KM:  You've been in prison now for over ten years.  What is the hardest part of the whole experience?

PK:  Knowing that I took a life and ruined the lives of so many others.  It is excruciatingly painful to live with that.  It haunts me every day of my life, as it should.  But now it's nothing compared to what I put others through.  Words cannot fully express how sorry I am.  I once considered taking my own life to make up for it until I realized that nothing can make up for what I did.  It would only further hurt my family and be a waste of my potential to share what I've learned to try to make a positive contribution.

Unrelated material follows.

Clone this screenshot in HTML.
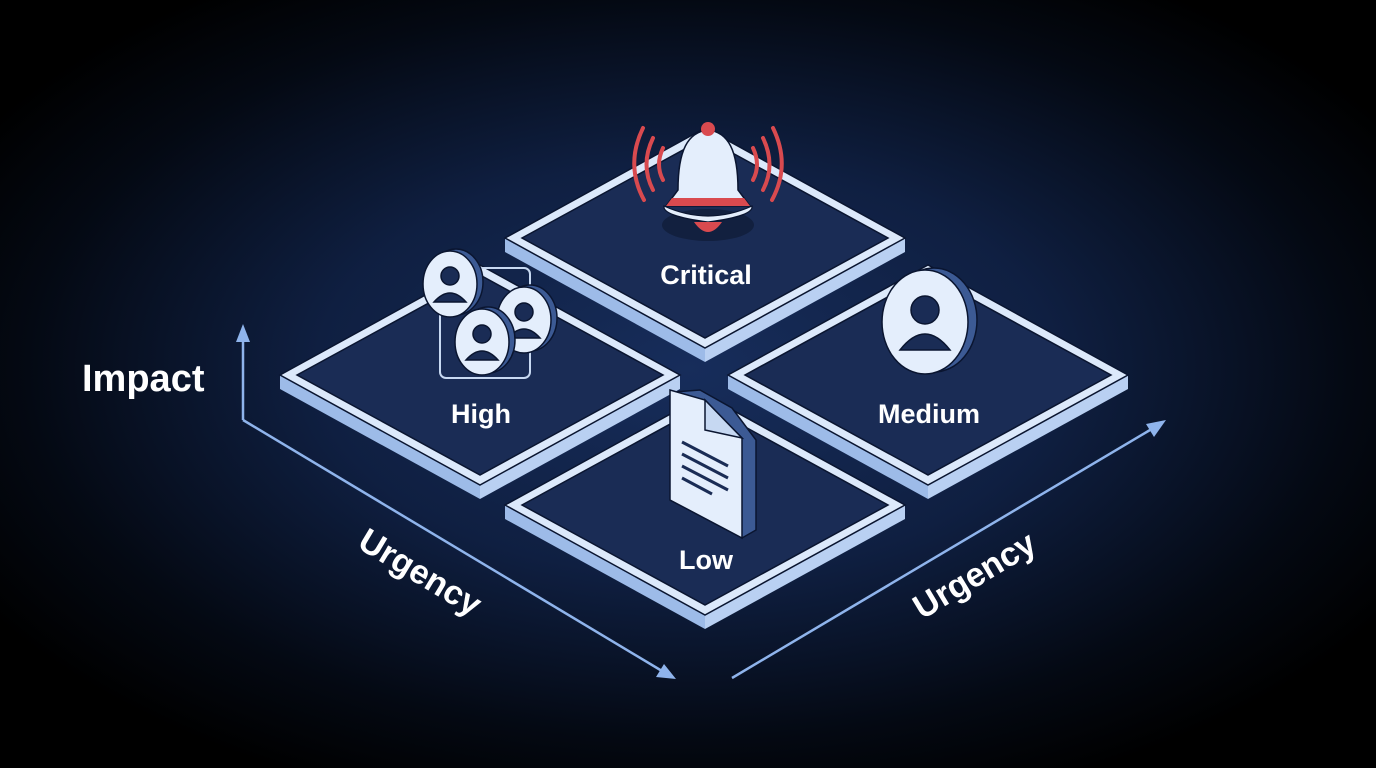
<!DOCTYPE html>
<html><head><meta charset="utf-8"><style>
html,body{margin:0;padding:0;background:#000;}
svg{display:block}
text{font-family:"Liberation Sans",sans-serif;fill:#fff;font-weight:bold}
</style></head><body>
<svg width="1376" height="768" viewBox="0 0 1376 768" xmlns="http://www.w3.org/2000/svg">
<defs>
<radialGradient id="bg" cx="50%" cy="48%" r="60%">
<stop offset="0" stop-color="#172d5b"/>
<stop offset="0.45" stop-color="#0f1f41"/>
<stop offset="0.8" stop-color="#040913"/>
<stop offset="1" stop-color="#000"/>
</radialGradient>
</defs>
<rect width="1376" height="768" fill="url(#bg)"/>

<!-- axes -->
<g stroke="#8fb4ec" stroke-width="2.5" fill="none">
<polyline points="243,420 243,340"/>
<polyline points="243,420 662,671"/>
<polyline points="732,678 1150,430"/>
</g>
<path d="M243,324 L236,342 L250,342 z" fill="#8fb4ec"/>
<path d="M676,679 L656,677 L664,664 z" fill="#8fb4ec"/>
<path d="M1166,420 L1154,437 L1146,424 z" fill="#8fb4ec"/>

<text x="82" y="391" font-size="38">Impact</text>
<text x="0" y="0" font-size="34" transform="translate(356,547) rotate(31)">Urgency</text>
<text x="0" y="0" font-size="34" transform="translate(922,620) rotate(-31)">Urgency</text>

<g id="tiles">
<g>
<polygon points="505,238 705,348 705,362 505,252" fill="#9dbbe8"/>
<polygon points="705,348 905,238 905,252 705,362" fill="#b9d0f2"/>
<polygon points="505,238 705,128 905,238 705,348" fill="#dce9fb" stroke="#0a1530" stroke-width="1.5"/>
<polygon points="522,238 705,138 888,238 705,338" fill="#1a2c55" stroke="#0a1530" stroke-width="1.5"/>
</g>
<g>
<polygon points="280,375 480,485 480,499 280,389" fill="#9dbbe8"/>
<polygon points="480,485 680,375 680,389 480,499" fill="#b9d0f2"/>
<polygon points="280,375 480,265 680,375 480,485" fill="#dce9fb" stroke="#0a1530" stroke-width="1.5"/>
<polygon points="297,375 480,275 663,375 480,475" fill="#1a2c55" stroke="#0a1530" stroke-width="1.5"/>
</g>
<g>
<polygon points="728,375 928,485 928,499 728,389" fill="#9dbbe8"/>
<polygon points="928,485 1128,375 1128,389 928,499" fill="#b9d0f2"/>
<polygon points="728,375 928,265 1128,375 928,485" fill="#dce9fb" stroke="#0a1530" stroke-width="1.5"/>
<polygon points="745,375 928,275 1111,375 928,475" fill="#1a2c55" stroke="#0a1530" stroke-width="1.5"/>
</g>
<g>
<polygon points="505,505 705,615 705,629 505,519" fill="#9dbbe8"/>
<polygon points="705,615 905,505 905,519 705,629" fill="#b9d0f2"/>
<polygon points="505,505 705,395 905,505 705,615" fill="#dce9fb" stroke="#0a1530" stroke-width="1.5"/>
<polygon points="522,505 705,405 888,505 705,605" fill="#1a2c55" stroke="#0a1530" stroke-width="1.5"/>
</g>
</g>

<text x="706" y="284" font-size="27" text-anchor="middle">Critical</text>
<text x="481" y="423" font-size="27" text-anchor="middle">High</text>
<text x="929" y="423" font-size="27" text-anchor="middle">Medium</text>
<text x="706" y="569" font-size="27" text-anchor="middle">Low</text>

<!-- bell -->
<g>
<ellipse cx="708" cy="225" rx="46" ry="16" fill="#12203f"/>
<path d="M678,190 C678,150 688,132 708,130 C728,132 738,150 738,190 L750,206 L666,206 Z" fill="#e4eefc" stroke="#0a1530" stroke-width="1.5"/>
<path d="M672,198 L744,198 L750,206 L666,206 Z" fill="#d94a4f"/>
<path d="M664,206 Q708,226 752,206 Q754,216 708,222 Q662,216 664,206 Z" fill="#e4eefc" stroke="#0a1530" stroke-width="1.2"/>
<path d="M694,222 Q708,242 722,222 Z" fill="#d94a4f"/>
<circle cx="708" cy="129" r="7" fill="#d94a4f"/>
<g stroke="#d94a4f" stroke-width="4" fill="none" stroke-linecap="round">
<path d="M663,148 Q655,165 663,180"/><path d="M653,138 Q640,165 653,190"/><path d="M643,128 Q625,165 644,200"/>
<path d="M753,148 Q761,165 753,180"/><path d="M763,138 Q776,165 763,190"/><path d="M773,128 Q791,165 772,200"/>
</g>
</g>

<!-- people -->
<g stroke="#0a1530" stroke-width="1.5">
<rect x="440" y="268" width="90" height="110" rx="6" fill="none" stroke="#c8d9f2" stroke-width="2"/>
<g>
<ellipse cx="456" cy="282" rx="27" ry="33" fill="#3c5a94"/>
<ellipse cx="450" cy="284" rx="27" ry="33" fill="#e4eefc"/>
<circle cx="450" cy="276" r="9" fill="#1a2c55"/><path d="M434,302 Q450,284 466,302 Z" fill="#1a2c55"/>
</g>
<g>
<ellipse cx="530" cy="318" rx="27" ry="33" fill="#3c5a94"/>
<ellipse cx="524" cy="320" rx="27" ry="33" fill="#e4eefc"/>
<circle cx="524" cy="312" r="9" fill="#1a2c55"/><path d="M508,338 Q524,320 540,338 Z" fill="#1a2c55"/>
</g>
<g>
<ellipse cx="488" cy="340" rx="27" ry="33" fill="#3c5a94"/>
<ellipse cx="482" cy="342" rx="27" ry="33" fill="#e4eefc"/>
<circle cx="482" cy="334" r="9" fill="#1a2c55"/><path d="M466,360 Q482,342 498,360 Z" fill="#1a2c55"/>
</g>
<ellipse cx="934" cy="320" rx="43" ry="52" fill="#3c5a94"/>
<ellipse cx="925" cy="322" rx="43" ry="52" fill="#e4eefc"/>
<circle cx="925" cy="310" r="14" fill="#1a2c55"/><path d="M900,350 Q925,318 950,350 Z" fill="#1a2c55"/>
</g>

<!-- document -->
<g stroke="#0a1530" stroke-width="1.5">
<path d="M674,392 L700,390 L732,408 L756,440 L756,530 L742,538 Z" fill="#3c5a94"/>
<path d="M670,390 L705,400 L742,438 L742,538 L670,500 Z" fill="#e4eefc"/>
<path d="M705,400 L705,430 L742,438 Z" fill="#c6d8f2"/>
<g stroke="#1a2c55" stroke-width="3">
<line x1="682" y1="442" x2="728" y2="466"/><line x1="682" y1="454" x2="728" y2="478"/>
<line x1="682" y1="466" x2="728" y2="490"/><line x1="682" y1="478" x2="712" y2="494"/>
</g>
</g>
</svg>
</body></html>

KM:  Shed a little light on your appeal process.

PK:  My first appeal was based on the rule that a judge can't consider your race or religion as a basis for your sentence.  My judge said that because I'd become a Christian, I could accept a harsher punishment.  That appeal was denied because my lawyer didn't raised the issue at the proper time.
The only way I can file another appeal is if there's a retroactive change in the law.  On March 1, 2005, the US Supreme Court retroactively banned the death penalty for 16- and 17-year-olds.  Even though I wasn't sentenced to death, this affected me because a judge can't base a sentence, even in part, on inaccurate information, and my judge said, "in some other states you could be facing the death penalty."  While this was true at the time, even the juveniles who were sentenced to death before I committed my offense cannot be executed now.  Which means that even if I had been in another state, I would never have faced the death penalty, so my sentence should not be enhanced based on that argument.
    I'm hoping to file an appeal on this issue, which at most would result in a new sentence to a term of years that I'll eventually be able to serve.

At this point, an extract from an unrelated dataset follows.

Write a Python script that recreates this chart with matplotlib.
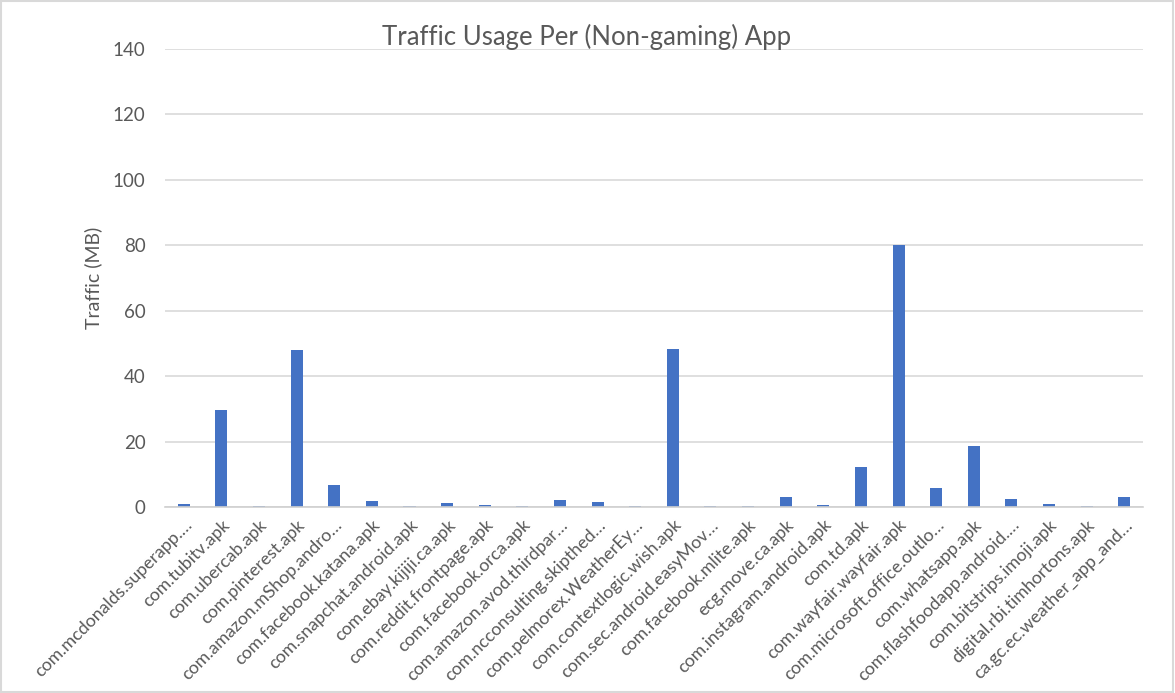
import matplotlib
matplotlib.use("Agg")
import matplotlib.pyplot as plt
from matplotlib.patches import Rectangle

apps = [
    "com.mcdonalds.superapp.…", "com.tubitv.apk", "com.ubercab.apk", "com.pinterest.apk",
    "com.amazon.mShop.andro…", "com.facebook.katana.apk", "com.snapchat.android.apk",
    "com.ebay.kijiji.ca.apk", "com.reddit.frontpage.apk", "com.facebook.orca.apk",
    "com.amazon.avod.thirdpar…", "com.ncconsulting.skipthed…", "com.pelmorex.WeatherEy…",
    "com.contextlogic.wish.apk", "com.sec.android.easyMov…", "com.facebook.mlite.apk",
    "ecg.move.ca.apk", "com.instagram.android.apk", "com.td.apk", "com.wayfair.wayfair.apk",
    "com.microsoft.office.outlo…", "com.whatsapp.apk", "com.flashfoodapp.android.…",
    "com.bitstrips.imoji.apk", "digital.rbi.timhortons.apk", "ca.gc.ec.weather_app_and…",
]
traffic_mb = [0.9, 29.7, 0.25, 48.0, 6.6, 1.8, 0.25, 1.2, 0.6, 0.25, 2.1, 1.5, 0.25,
              48.3, 0.25, 0.25, 3.0, 0.6, 12.2, 80.1, 5.8, 18.7, 2.4, 0.9, 0.25, 3.0]
y_ticks = [0, 20, 40, 60, 80, 100, 120, 140]

title = "Traffic Usage Per (Non-gaming) App"
ylabel = "Traffic (MB)"

plt.rcParams['font.family'] = ['Lato', 'DejaVu Sans']
gray = "#595959"

fig = plt.figure(figsize=(11.75, 6.93), dpi=100)
ax = fig.add_axes([0.1404, 0.2684, 0.8324, 0.6609])

x = list(range(len(apps)))
ax.bar(x, traffic_mb, width=0.32, color="#4472c4", zorder=3)
ax.set_xlim(-0.5, len(apps) - 0.5)
ax.set_ylim(0, 140)
ax.set_yticks(y_ticks)
ax.set_yticklabels([str(v) for v in y_ticks], color=gray, fontsize=13.5)
ax.set_xticks(x)
ax.set_xticklabels(apps, rotation=45, ha="right", rotation_mode="anchor",
                   color=gray, fontsize=12.8)
ax.tick_params(axis="y", length=0, pad=14)
ax.tick_params(axis="x", length=0, pad=7)
ax.grid(axis="y", color="#d9d9d9", linewidth=1.2, zorder=0)
for s in ["top", "right", "left"]:
    ax.spines[s].set_visible(False)
ax.spines["bottom"].set_color("#d0d0d0")
ax.spines["bottom"].set_linewidth(1.2)
ax.spines["bottom"].set_zorder(4)

ax.set_ylabel(ylabel, color=gray, fontsize=14, labelpad=8)
fig.text(0.4996, 0.946, title, ha="center", va="center", color=gray, fontsize=18.5)

fig.patches.append(Rectangle((0.001, 0.002), 0.997, 0.996, transform=fig.transFigure,
                             fill=False, edgecolor="#d9d9d9", linewidth=1.5))

fig.savefig("out.png", dpi=100, facecolor="white")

KM:  What do you do with your time?

PK:  Write short stories, poems and letters, work on my MBA correspondence degree (paid for by family), read, exercise, and try to learn as much as I can.  I'm hoping my autobiography will help increase understanding of and help prevent juvenile violence and contribute to charities for at-risk kids.

KM:  How do you keep your sanity?

PK:  By staying busy and trusting in God.  I used to try to block out all thoughts about what happened and what will likely happen, but that's been impossible with writing my book.  Reopening those old wounds was difficult, but it was the only way to learn and heal.  In fact, I never would have done
it if I hadn't failed in my escape attempt.  So even though I wish I hadn't tried to escape, I'm actually glad, in a way, that I failed because real spiritual and character growth is worth much more than empty physical freedom.

KM:  What's your faith like now?

PK:  I believe that the purpose of life, true happiness, and oneness with God comes from faith and helping and loving others and finding fulfillment in your every day life, which is how I try to live my life now.

KM:  Anything you want to say to the world?

PK:  I'm more sorry than I can say.  I did a terrible thing and I deserve to be punished.  I would ask for forgiveness, but I don't want to put anyone who doesn't want to forgive me in the position of having to refuse.  They have a right to their anger.  I understand what I did and I wish more than anything in the world I could change it.

[Patrick Kinney recently published his autobiography, All the Rivers Run.]